Lateral MovementT1021:Valid AccountsSSH Agent forwarding
In another use case, SkyLight found an active attack on the cloud orchestration platform OnApp used by public and private cloud providers, which allowed an attacker to compromise the entire private cloud through SSH. The investigation managed to demonstrate that the APT group was using a feature exposed by the platform that allowed any user to trigger an SSH connection from OnApp to the managed server, with the SSH agent forwarding feature enabled. This allowed the attacker to relay authentication to any other server within the same cloud, achieving RCE with root privileges.
Command and ControlRemote ServicesSSH
Adversaries may use legitimate and preinstalled remote access services such as SSH to establish an interactive command and control channel to target systems within networks, since these are normally allowed by application control within a target environment.
In Cloud Snooper APT campaign, the attackers created covert control channels by using connections through a port that is allowed by the AWS Security Groups (SG). On infected AWS instances, the attackers directed the content of the inbound traffic with a source port of 1010/TCP to the SSH port, 22/TCP. This allowed an SSH connection to pass around the AWS SG with IP restrictions on traffic to port 22.

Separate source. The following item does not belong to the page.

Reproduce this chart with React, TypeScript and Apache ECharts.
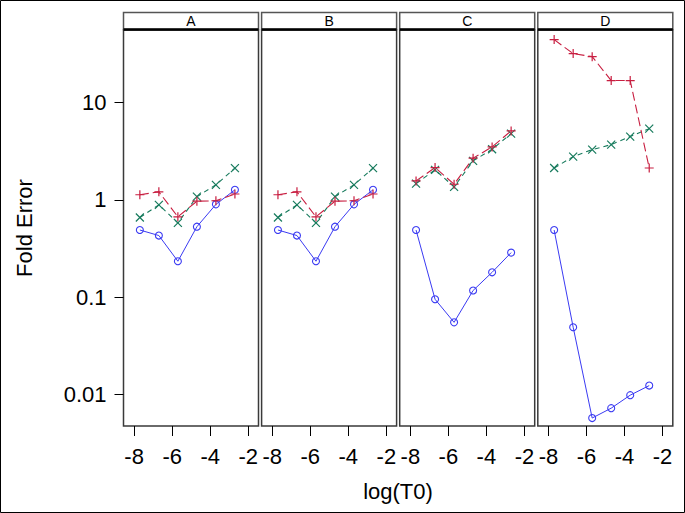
import React, { useEffect, useRef } from 'react';
import * as echarts from 'echarts';

const panelNames = ['A', 'B', 'C', 'D'];
const xValues = [-7.7, -6.7, -5.7, -4.7, -3.7, -2.7];

const blueA = [0.49, 0.43, 0.234, 0.53, 0.9, 1.27];
const greenA = [0.66, 0.89, 0.58, 1.08, 1.43, 2.12];
const redA = [1.13, 1.21, 0.67, 0.97, 0.98, 1.15];

const blueB = [0.49, 0.43, 0.234, 0.53, 0.9, 1.27];
const greenB = [0.66, 0.89, 0.58, 1.08, 1.43, 2.12];
const redB = [1.13, 1.21, 0.67, 0.97, 0.98, 1.15];

const blueC = [0.49, 0.095, 0.055, 0.117, 0.18, 0.287];
const greenC = [1.47, 2.04, 1.36, 2.52, 3.32, 4.81];
const redC = [1.57, 2.15, 1.45, 2.69, 3.51, 5.13];

const blueD = [0.49, 0.049, 0.0057, 0.0072, 0.0098, 0.0123];
const greenD = [2.13, 2.79, 3.29, 3.71, 4.48, 5.41];
const redD = [44.6, 32, 29.8, 16.9, 16.9, 2.13];

const panelData = [
  [blueA, greenA, redA],
  [blueB, greenB, redB],
  [blueC, greenC, redC],
  [blueD, greenD, redD],
];

const xTicks = [-8, -6, -4, -2];
const yTicks = [0.01, 0.1, 1, 10];
const yTickLabels = ['0.01', '0.1', '1', '10'];

const X_MIN = -8.56;
const X_MAX = -1.46;
const Y_MIN = 0.00472;
const Y_MAX = 56;

const FONT = 'Liberation Sans, Arial, sans-serif';
const BLUE = '#3a3af2';
const GREEN = '#167a5c';
const RED = '#c81e40';

export default function App() {
  const ref = useRef<HTMLDivElement>(null);
  useEffect(() => {
    document.body.style.margin = '0';
    const chart = echarts.init(ref.current!, null, { renderer: 'svg' });
    const lefts = [123.5, 261.6, 399.7, 537.8];
    const W = 135;
    const TOP = 30;
    const H = 396;

    const grids = lefts.map((l) => ({
      left: l,
      top: TOP,
      width: W,
      height: H,
      show: true,
      borderColor: '#3a3a3a',
      borderWidth: 1.5,
      backgroundColor: '#fff',
    }));

    const xAxes = lefts.map((_, i) => ({
      type: 'value',
      gridIndex: i,
      min: X_MIN,
      max: X_MAX,
      splitLine: { show: false },
      axisLine: { show: false },
      axisTick: {
        show: true,
        length: 10,
        customValues: xTicks,
        lineStyle: { color: '#000', width: 1 },
      },
      axisLabel: {
        show: true,
        customValues: xTicks,
        margin: 19,
        fontSize: 22,
        fontFamily: FONT,
        color: '#000',
        formatter: (v: number) => String(Math.round(v)),
      },
    }));

    const yAxes = lefts.map((_, i) => ({
      type: 'log',
      logBase: 10,
      gridIndex: i,
      min: Y_MIN,
      max: Y_MAX,
      splitLine: { show: false },
      axisLine: { show: false },
      axisTick: {
        show: i === 0,
        length: 9,
        customValues: yTicks,
        lineStyle: { color: '#000', width: 1 },
      },
      axisLabel: {
        show: i === 0,
        customValues: yTicks,
        margin: 17,
        fontSize: 22,
        fontFamily: FONT,
        color: '#000',
        formatter: (v: number) => {
          let best = 0;
          for (let k = 0; k < yTicks.length; k++) {
            if (Math.abs(Math.log10(v) - Math.log10(yTicks[k])) < Math.abs(Math.log10(v) - Math.log10(yTicks[best]))) best = k;
          }
          return yTickLabels[best];
        },
      },
    }));

    const series: any[] = [];
    panelData.forEach((sets, i) => {
      const [b, g, r] = sets;
      series.push({
        type: 'line',
        xAxisIndex: i,
        yAxisIndex: i,
        data: xValues.map((x, k) => [x, b[k]]),
        symbol: 'circle',
        symbolSize: 7,
        itemStyle: { color: 'rgba(255,255,255,0)', borderColor: BLUE, borderWidth: 1.1 },
        lineStyle: { color: BLUE, width: 1 },
      });
      series.push({
        type: 'line',
        xAxisIndex: i,
        yAxisIndex: i,
        data: xValues.map((x, k) => [x, g[k]]),
        symbol: 'path://M0,0L10,10M10,0L0,10',
        symbolSize: 8,
        itemStyle: { color: GREEN, borderColor: GREEN, borderWidth: 1.2 },
        lineStyle: { color: GREEN, width: 1.1, type: [5, 4] },
      });
      series.push({
        type: 'line',
        xAxisIndex: i,
        yAxisIndex: i,
        data: xValues.map((x, k) => [x, r[k]]),
        symbol: 'path://M5,0L5,10M0,5L10,5',
        symbolSize: 9,
        itemStyle: { color: RED, borderColor: RED, borderWidth: 1.2 },
        lineStyle: { color: RED, width: 1.1, type: [9, 4] },
      });
    });

    const graphics: any[] = [
      {
        type: 'rect',
        shape: { x: 0.5, y: 0.5, width: 684, height: 512 },
        style: { fill: 'none', stroke: '#000', lineWidth: 1 },
        z: 100,
      },
      {
        type: 'text',
        x: 398,
        y: 491,
        style: { text: 'log(T0)', font: `22px ${FONT}`, fill: '#000', align: 'center', verticalAlign: 'middle' },
      },
      {
        type: 'text',
        x: 24,
        y: 228,
        rotation: Math.PI / 2,
        style: { text: 'Fold Error', font: `22px ${FONT}`, fill: '#000', align: 'center', verticalAlign: 'middle' },
      },
    ];
    lefts.forEach((l, i) => {
      graphics.push({
        type: 'rect',
        shape: { x: l, y: 12.5, width: W, height: 17 },
        style: { fill: '#fff', stroke: '#555', lineWidth: 1.5 },
        z: 50,
      });
      graphics.push({
        type: 'line',
        shape: { x1: l, y1: 29.5, x2: l + W, y2: 29.5 },
        style: { stroke: '#000', lineWidth: 2.5 },
        z: 51,
      });
      graphics.push({
        type: 'text',
        x: l + W / 2,
        y: 21,
        style: { text: panelNames[i], font: `14px ${FONT}`, fill: '#000', align: 'center', verticalAlign: 'middle' },
        z: 52,
      });
    });

    chart.setOption({
      animation: false,
      backgroundColor: '#fff',
      grid: grids,
      xAxis: xAxes,
      yAxis: yAxes,
      series,
      graphic: graphics,
    });
    return () => chart.dispose();
  }, []);
  return <div ref={ref} style={{ width: 685, height: 513 }} />;
}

Adversaries constantly look for new ways to exploit systems and execute their attacks and are fast to adapt to the new production environment in the cloud. This is evident in the rise of the cloud-based attacks and more significantly in Linux-based malware.

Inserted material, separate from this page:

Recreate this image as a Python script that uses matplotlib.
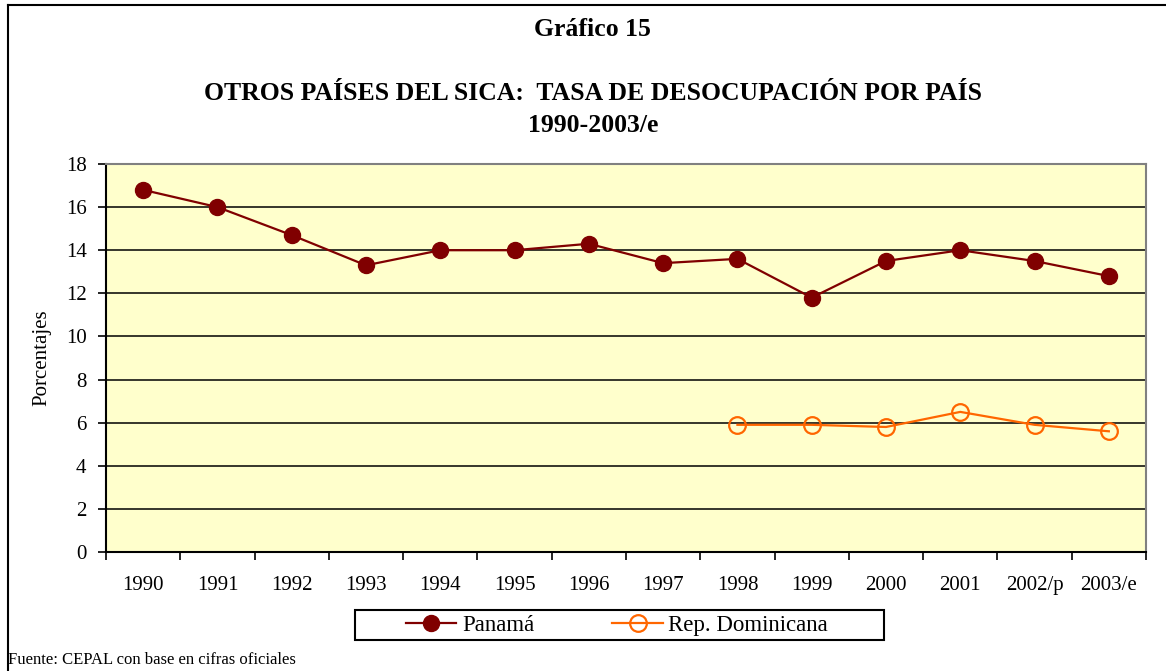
import matplotlib.pyplot as plt
from matplotlib.lines import Line2D
from matplotlib.patches import Rectangle

plt.rcParams['font.family'] = ['Liberation Serif', 'DejaVu Serif']

anios = ["1990", "1991", "1992", "1993", "1994", "1995", "1996", "1997",
         "1998", "1999", "2000", "2001", "2002/p", "2003/e"]
panama = [16.8, 16.0, 14.7, 13.3, 14.0, 14.0, 14.3, 13.4, 13.6, 11.8, 13.5, 14.0, 13.5, 12.8]
rep_dom_anios = ["1998", "1999", "2000", "2001", "2002/p", "2003/e"]
rep_dom = [5.9, 5.9, 5.8, 6.5, 5.9, 5.6]

W, H = 1166, 671
fig = plt.figure(figsize=(W / 100, H / 100), dpi=100)

# Recuadro exterior (arriba e izquierda)
fig.add_artist(Line2D([8 / W, 8 / W], [0, 1 - 5 / H], color="black", lw=1.5))
fig.add_artist(Line2D([8 / W, 1], [1 - 5 / H, 1 - 5 / H], color="black", lw=1.5))

ax = fig.add_axes([106 / W, 1 - 552 / H, (1146 - 106) / W, (552 - 164) / H])
ax.set_facecolor("#FFFFCC")

x = list(range(len(anios)))
x_rd = [anios.index(a) for a in rep_dom_anios]

ax.plot(x, panama, color="#800000", lw=1.6, marker="o", markersize=11.5,
        markerfacecolor="#800000", markeredgecolor="#800000", label="Panamá", zorder=3)
ax.plot(x_rd, rep_dom, color="#FF6600", lw=1.6, marker="o", markersize=12,
        markerfacecolor="none", markeredgecolor="#FF6600", markeredgewidth=1.6,
        label="Rep. Dominicana", zorder=3)

ax.set_xlim(-0.5, len(anios) - 0.5)
ax.set_ylim(0, 18)
ax.set_yticks(range(0, 19, 2))
ax.yaxis.grid(True, color="black", lw=1.1)
ax.set_axisbelow(True)

# Marcas del eje de categorías entre años
ax.set_xticks([i - 0.5 for i in range(len(anios) + 1)])
ax.set_xticklabels([])
ax.set_xticks(x, minor=True)
ax.set_xticklabels(anios, minor=True, fontsize=15)
ax.tick_params(axis="x", which="minor", length=0, pad=17)
ax.tick_params(axis="x", which="major", direction="out", length=6, width=1.2, color="black")
ax.tick_params(axis="y", direction="out", length=6, width=1.2, labelsize=15, pad=8)

for lado in ["top", "right"]:
    ax.spines[lado].set_color("#808080")
    ax.spines[lado].set_linewidth(1.5)
for lado in ["left", "bottom"]:
    ax.spines[lado].set_color("black")
    ax.spines[lado].set_linewidth(1.5)

ax.set_ylabel("Porcentajes", fontsize=15, labelpad=10)

fig.text(592 / W, 1 - 30 / H, "Gráfico 15", ha="center", va="center",
         fontsize=18.5, fontweight="bold")
fig.text(593 / W, 1 - 93 / H, "OTROS PAÍSES DEL SICA:  TASA DE DESOCUPACIÓN POR PAÍS",
         ha="center", va="center", fontsize=18.5, fontweight="bold")
fig.text(593 / W, 1 - 125 / H, "1990-2003/e", ha="center", va="center",
         fontsize=18.5, fontweight="bold")

# Leyenda con recuadro propio
fig.add_artist(Rectangle((355 / W, 1 - 640 / H), 529 / W, 30 / H, transform=fig.transFigure,
                         facecolor="white", edgecolor="black", lw=1.5))
leg = fig.legend(loc="center left", bbox_to_anchor=(406 / W, 1 - 625 / H), ncol=2,
                 fontsize=16.5, frameon=False, borderpad=0, borderaxespad=0,
                 handlelength=2.2, handletextpad=0.25, columnspacing=3.4)

fig.text(8 / W, 1 - 660 / H, "Fuente: CEPAL con base en cifras oficiales",
         ha="left", va="center", fontsize=12)

fig.savefig("out.png", dpi=100)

A review of the recent cloud-based attack campaigns reveals that attackers develop more and more Linux-based malware designed to abuse insecure machine identities as part of the routine attack. Whether it is designed to gain initial access to a target machine through SSH, insert attacker-owned key for persistence or collect SSH keys to laterally move like a “worm” across the network—malware is developed with machine identity in mind.
This is especially worrying since the motivation of the attack is somehow unclear. Although most of the campaigns are reported to primarily deliver crypto currency mining malware, the question arises—what if this malware infected and backdoored a high-profile target or a target of interest for another more sophisticated and skilled group? Can it be that the cryptomining attack is actually part of a preliminary stage and can be then used as a launchpad for more targeted attacks? It also possible that these remote accesses will then be sold to other threat actors of interest in black underground markets? Or maybe these attacks are just noisy and were quick to discover and the APTs are acting stealthily under the radar? Or maybe they were designed as a distraction, like in many Distributed Denial of Service (DDoS) campaigns?
The shift towards a cloud operating model brings with it many challenges and new security considerations. The Windows-centric security community is forced to react and address the problem by tweaking traditional security models like MITRE’s ATT&CK framework to the cloud and to the Linux OS (like in the case of Intezer, who created a matrix for Linux cloud servers).
Companies must ensure that all the appropriate security controls are in place and protect their machine identities as much as they protect their human identities. Upon a successful attack, security teams are advised to not only follow the guidelines and recommendations but also make sure that machine identities are being changed as part of the incident response process.